GIVEN TASK
Restate exactly the lines of the entries below, beginning with the first and ending with the line that holds "import pandas as pd". Pictures are not copied.

DATASET RECORDS
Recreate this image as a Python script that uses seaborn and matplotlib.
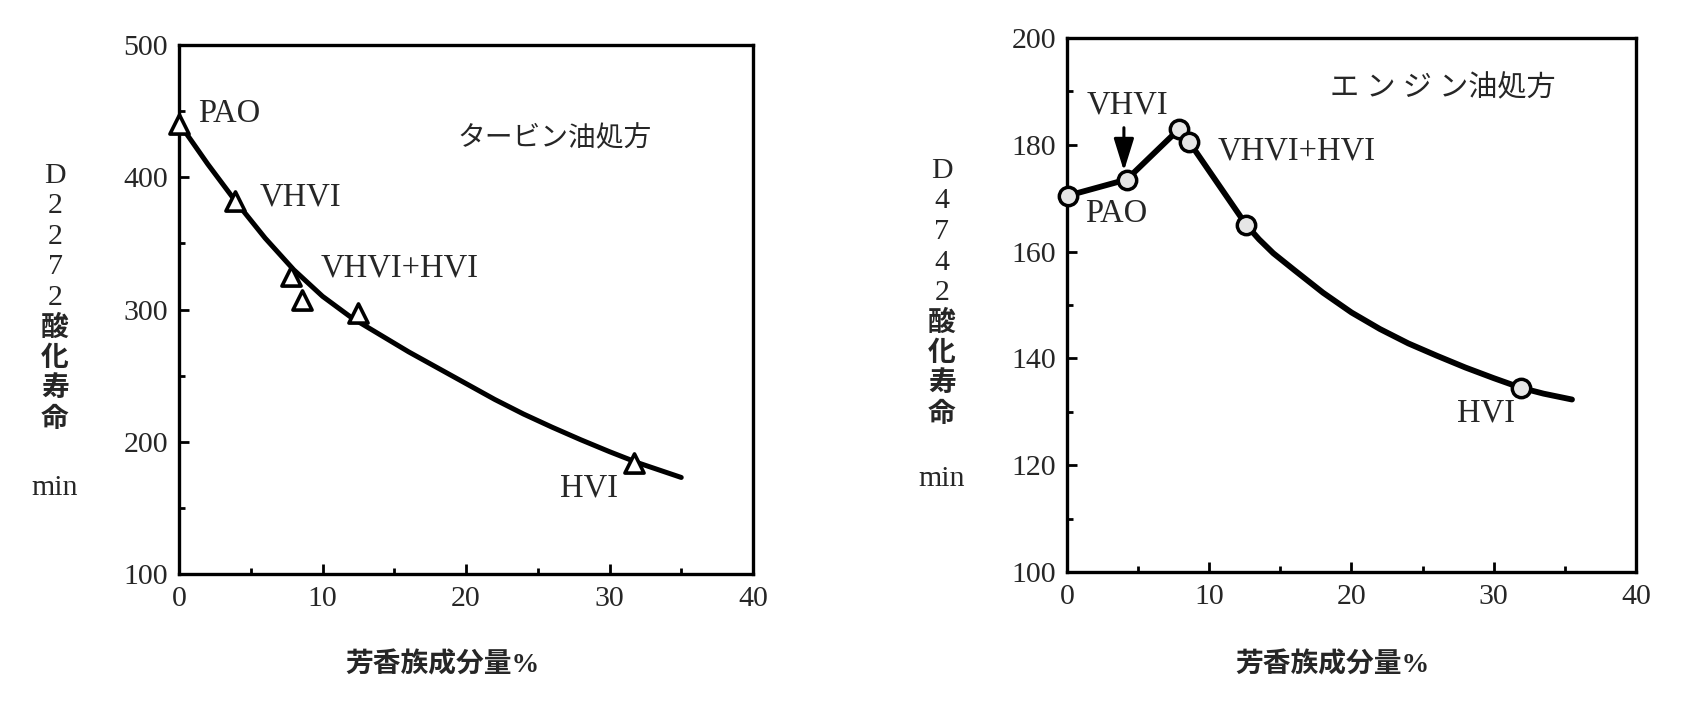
import matplotlib
matplotlib.use("Agg")
import matplotlib.pyplot as plt
from matplotlib.ticker import MultipleLocator
import seaborn as sns
import pandas as pd

# ---------------- data ----------------
# Left panel: turbine oil formulation (D2272 oxidation life, min)
turb_pts_x = [0.0, 3.9, 7.8, 8.6, 12.5, 31.7]
turb_pts_y = [440, 382, 325, 307, 297, 184]
turb_curve_x = [0, 2, 4, 6, 8, 10, 12, 14, 16, 18, 20, 22, 24, 26, 28, 30, 32, 35]
turb_curve_y = [441, 410, 381, 354, 330, 310, 294, 281, 268, 256, 244, 232, 221, 211, 201.5, 192.5, 184, 173]
turb_labels = ["PAO", "VHVI", "VHVI+HVI", "HVI"]
turb_label_x = [1.35, 5.6, 9.9, 26.55]
turb_label_y = [448, 385, 331, 165]

# Right panel: engine oil formulation (D4742 oxidation life, min)
eng_pts_x = [0.1, 4.2, 7.9, 8.6, 12.6, 31.9]
eng_pts_y = [170.5, 173.5, 183.0, 180.5, 165.0, 134.5]
eng_curve_x = [0.1, 4.2, 7.9, 8.6, 12.6, 13.5, 14.5, 16, 18, 20, 22, 24, 26, 28, 30, 31.9, 33.5, 35.5]
eng_curve_y = [170.5, 173.5, 183.0, 180.5, 165.0, 162.3, 159.7, 156.5, 152.3, 148.6, 145.5,
               142.8, 140.5, 138.3, 136.3, 134.5, 133.4, 132.3]
eng_labels = ["VHVI", "PAO", "VHVI+HVI", "HVI"]
eng_label_x = [1.4, 1.3, 10.6, 27.4]
eng_label_y = [187.5, 167.0, 178.8, 129.7]

xlabel = "芳香族成分量%"
left_title = "タービン油処方"
right_title = "エ ン ジ ン油処方"
left_ylabel = ["D", "2", "2", "7", "2", "酸", "化", "寿", "命"]
right_ylabel = ["D", "4", "7", "4", "2", "酸", "化", "寿", "命"]
ylabel_unit = "min"

# ---------------- style ----------------
sns.set_style("white")
FAM = ["Liberation Serif", "Noto Sans CJK JP"]
plt.rcParams["font.family"] = FAM
plt.rcParams["axes.linewidth"] = 2.4

fig = plt.figure(figsize=(16.99, 7.05), dpi=100)
axL = fig.add_axes([179 / 1699, 1 - 574 / 705, 574 / 1699, 529 / 705])
axR = fig.add_axes([1067 / 1699, 1 - 572 / 705, 569 / 1699, 534 / 705])

FS = 21.5
LBL = 23.5


def style_axis(ax, ymin, ymax, ymaj, ymin_step):
    ax.set_xlim(0, 40)
    ax.set_ylim(ymin, ymax)
    ax.xaxis.set_major_locator(MultipleLocator(10))
    ax.xaxis.set_minor_locator(MultipleLocator(5))
    ax.yaxis.set_major_locator(MultipleLocator(ymaj))
    ax.yaxis.set_minor_locator(MultipleLocator(ymin_step))
    ax.tick_params(which="both", direction="in", top=False, right=False,
                   left=True, bottom=True, width=2, color="black")
    ax.tick_params(which="major", length=7)
    ax.tick_params(which="minor", length=4)
    ax.tick_params(axis="x", which="major", pad=9, labelsize=FS)
    ax.tick_params(axis="y", which="major", pad=8, labelsize=FS)
    for s in ax.spines.values():
        s.set_visible(True)
        s.set_color("black")
        s.set_linewidth(2.4)
    ax.set_xlabel("")
    ax.set_ylabel("")
    ax.grid(False)


# ---------------- left panel ----------------
dfLc = pd.DataFrame({"x": turb_curve_x, "y": turb_curve_y})
dfLp = pd.DataFrame({"x": turb_pts_x, "y": turb_pts_y})
sns.lineplot(data=dfLc, x="x", y="y", ax=axL, color="black", lw=3.6,
             sort=False, estimator=None, zorder=2)
sns.scatterplot(data=dfLp, x="x", y="y", ax=axL, marker="^", s=190,
                facecolor="white", edgecolor="black", linewidth=2.6,
                zorder=3, clip_on=False)
style_axis(axL, 100, 500, 100, 50)
for t, x, y in zip(turb_labels, turb_label_x, turb_label_y):
    axL.text(x, y, t, fontsize=LBL, ha="left", va="center", family=FAM)
axL.text(19.4, 429, left_title, fontsize=20, ha="left", va="center", family=FAM)

# ---------------- right panel ----------------
dfRc = pd.DataFrame({"x": eng_curve_x, "y": eng_curve_y})
dfRp = pd.DataFrame({"x": eng_pts_x, "y": eng_pts_y})
sns.lineplot(data=dfRc, x="x", y="y", ax=axR, color="black", lw=4.2,
             sort=False, estimator=None, zorder=2)
sns.scatterplot(data=dfRp, x="x", y="y", ax=axR, marker="o", s=175,
                facecolor="#e6e6e6", edgecolor="black", linewidth=2.5,
                zorder=3, clip_on=False)
style_axis(axR, 100, 200, 20, 10)
for t, x, y in zip(eng_labels, eng_label_x, eng_label_y):
    axR.text(x, y, t, fontsize=LBL, ha="left", va="center", family=FAM)
axR.text(18.5, 190.5, right_title, fontsize=21, ha="left", va="center", family=FAM)
axR.annotate("", xy=(eng_pts_x[1] - 0.2, eng_pts_y[1] + 1.6),
             xytext=(eng_pts_x[1] - 0.2, 183.2),
             arrowprops=dict(arrowstyle="-|>,head_length=0.9,head_width=0.28",
                             color="black", lw=2.2, mutation_scale=22,
                             shrinkA=0, shrinkB=0))

# ---------------- axis labels (stacked vertical characters) ----------------
def stacked_label(chars, xc, ytop, step, yunit):
    for i, ch in enumerate(chars):
        yy = ytop + i * step
        if ch.isascii():
            fig.text(xc / 1699, 1 - yy / 705, ch, fontsize=FS, ha="center",
                     va="center", family=FAM)
        else:
            fig.text(xc / 1699, 1 - yy / 705, ch, fontsize=20, ha="center",
                     va="center", family=FAM, weight="bold")
    fig.text(xc / 1699, 1 - yunit / 705, ylabel_unit, fontsize=FS,
             ha="center", va="center", family=FAM)


stacked_label(left_ylabel, 55, 176, 30.5, 488)
stacked_label(right_ylabel, 942, 171, 30.5, 479)

fig.text(442 / 1699, 1 - 665 / 705, xlabel, fontsize=20, ha="center",
         va="center", family=FAM, weight="bold")
fig.text(1332 / 1699, 1 - 665 / 705, xlabel, fontsize=20, ha="center",
         va="center", family=FAM, weight="bold")

fig.savefig("out.png", dpi=100, facecolor="white")
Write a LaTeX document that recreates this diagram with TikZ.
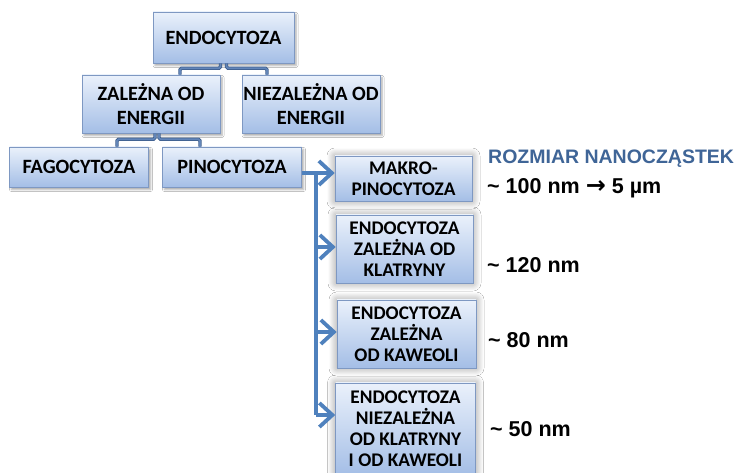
\documentclass[tikz,border=0pt]{standalone}
\usepackage{fontspec}
\setmainfont{Carlito}
\newfontfamily\arialfont{Liberation Sans}
\newfontfamily\arrowfont{DejaVu Sans}
\usepackage{tikz}
\usetikzlibrary{arrows.meta,calc,shadows.blur}
\definecolor{boxtop}{HTML}{EAF1FB}
\definecolor{boxbottom}{HTML}{A4BEE6}
\definecolor{boxline}{HTML}{7E98C2}
\definecolor{linkblue}{HTML}{3E5F8E}
\definecolor{linkfill}{HTML}{6285B8}
\definecolor{flowblue}{HTML}{4F81BD}
\definecolor{titleblue}{HTML}{3F6597}
\tikzset{
  basebox/.style={draw=boxline, line width=0.6pt, top color=boxtop, bottom color=boxbottom,
    align=center, inner sep=1pt},
  box/.style={basebox, font=\fontsize{20.3}{23.5}\selectfont\bfseries,
    blur shadow={shadow xshift=2pt, shadow yshift=-2.5pt,
    shadow blur radius=2pt, shadow opacity=35}},
  glowbox/.style={basebox, font=\fontsize{19.3}{21}\selectfont\bfseries,
    blur shadow={shadow xshift=0pt, shadow yshift=0pt, shadow blur steps=12,
    shadow blur radius=8pt, shadow opacity=45}},
  link/.style={draw=linkblue, line width=0.9pt, double=linkfill, double distance=1.6pt,
    rounded corners=1.5pt},
  trunk/.style={draw=flowblue, line width=3.8pt},
  flow/.style={trunk, -{Straight Barb[length=13pt, width=24pt]}},
  sizelabel/.style={anchor=base west, inner sep=0pt,
    font=\arialfont\fontsize{21.5}{25}\selectfont\bfseries}
}
\begin{document}
\begin{tikzpicture}[x=1pt, y=-1pt]
\useasboundingbox[fill=white] (0,0) rectangle (740,473);

% hierarchy
\node[box, minimum width=141pt, minimum height=51pt] (endo) at (223.5,37.5) {ENDOCYTOZA};
\node[box, minimum width=138pt, minimum height=58pt] (zal) at (151,104) {ZALEŻNA OD\\ENERGII};
\node[box, minimum width=138pt, minimum height=58pt] (niezal) at (311,104) {NIEZALEŻNA OD\\ENERGII};
\node[box, minimum width=139pt, minimum height=40pt] (fago) at (79,167) {FAGOCYTOZA};
\node[box, minimum width=139pt, minimum height=40pt] (pino) at (232,167) {PINOCYTOZA};

\draw[link] ([xshift=-3pt]endo.south) -- ++(0,5) -| ([xshift=29pt]zal.north);
\draw[link] ([xshift=3pt]endo.south) -- ++(0,5) -| ([xshift=-44pt]niezal.north);
\draw[link] ([xshift=4pt]zal.south) -- ++(0,6) -| ([xshift=38pt]fago.north);
\draw[link] ([xshift=8pt]zal.south) -- ++(0,6) -| ([xshift=-32pt]pino.north);

% pinocytoza
\node[glowbox, minimum width=137pt, minimum height=45pt] (makro) at (403.5,178.5) {MAKRO-\\PINOCYTOZA};
\node[glowbox, minimum width=137pt, minimum height=68pt] (klat) at (404.5,249) {ENDOCYTOZA\\ZALEŻNA OD\\KLATRYNY};
\node[glowbox, minimum width=139pt, minimum height=68pt] (kaw) at (406.5,334) {ENDOCYTOZA\\ZALEŻNA\\OD KAWEOLI};
\node[glowbox, minimum width=140pt, minimum height=92pt] (niezkk) at (405.5,429) {ENDOCYTOZA\\NIEZALEŻNA\\OD KLATRYNY\\I OD KAWEOLI};

\coordinate (split) at ($(pino.east)+(14,6)$);
\coordinate (trunkend) at ($(niezkk.west)+(0,-14)$);
\draw[trunk] (split) -- (split |- trunkend);
\draw[flow] (pino.east |- split) -- (split -| makro.west);
\foreach \b/\dy in {klat/2, kaw/2, niezkk/14}{
  \coordinate (tip) at ($(\b.west)+(0,-\dy)$);
  \draw[flow] (split |- tip) -- (tip);
}

% sizes
\node[sizelabel, text=titleblue, font=\arialfont\fontsize{19.5}{23}\selectfont\bfseries] (title) at (488,164) {ROZMIAR NANOCZĄSTEK};
\node[sizelabel] (s1) at (487,194) {\textasciitilde{} 100 nm {\arrowfont\fontsize{24}{25}\selectfont →} 5 µm};
\node[sizelabel] (s2) at (487,273) {\textasciitilde{} 120 nm};
\node[sizelabel] (s3) at (488,348) {\textasciitilde{} 80 nm};
\node[sizelabel] (s4) at (490,436) {\textasciitilde{} 50 nm};
\end{tikzpicture}
\end{document}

RESULT FOR THIS TASK
Recreate this image as a Python script that uses seaborn and matplotlib.
import matplotlib
matplotlib.use("Agg")
import matplotlib.pyplot as plt
from matplotlib.ticker import MultipleLocator
import seaborn as sns
import pandas as pd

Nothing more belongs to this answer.